The Pentagon chief had cautioned early on about getting involved in Libya's civil war, telling Congress that taking out Libya's air defenses was tantamount to war. Others have worried that the mission could put the U.S. on a path to deeper military involvement in yet another Muslim country -- even as nearly 150,000 troops continue to battle in Afghanistan and Iraq.
Gates said that in the discussions leading up to the launch of attacks, he tried to provide "a realistic appreciation" of the complexities involved in setting up a no-fly zone, and noted it would require an attack on Libya -- which is what happened.
He said Obama and his top advisers discussed every aspect and possible outcome of the military intervention in depth, and in the end there was unanimous support for the action taken by the president.
Asked about working with the rebels, and whether the coalition knows enough about them to forge a partnership, Gates said Libyans must ultimately resolve matters themselves -- though it remains to be seen what additional outside help will be provided.
Still, he added, "We certainly know a lot about Gadhafi, and that's good enough for me."Asked if the bombings should target Gadhafi, Gates said the coalition should stick to the objectives in the U.N. Security Council resolution
, and adding new ones would create a problem. "It is unwise to set as specific goals things that you may or may not be able to achieve," he added.
He said most nations want to see Libya remain a unified state.

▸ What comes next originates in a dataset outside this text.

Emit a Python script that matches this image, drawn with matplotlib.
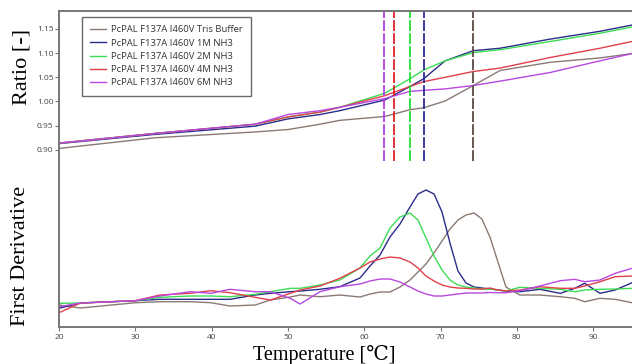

"Having states in the region begin to break up because of internal differences, I think, is a formula for real instability in the future."
The military assault on Libya began Saturday with the launch of about 112 Tomahawk cruise missiles from U.S. and British ships, followed by a coordinated air assault by U.S. warplanes -- including Air Force B-2 stealth bombers and Marine attack jets in the pre-dawn hours.
Adm. Mike Mullen, chairman of the Joint Chiefs of Staffs, described the campaign's aims as "limited," saying it "isn't about seeing him (Gadhafi) go."
Gadhafi has vowed to fight on, promising a "long war," and his troops have lashed back, bombarding the rebel-held city of Misrata with artillery and tanks on Sunday, the opposition reported.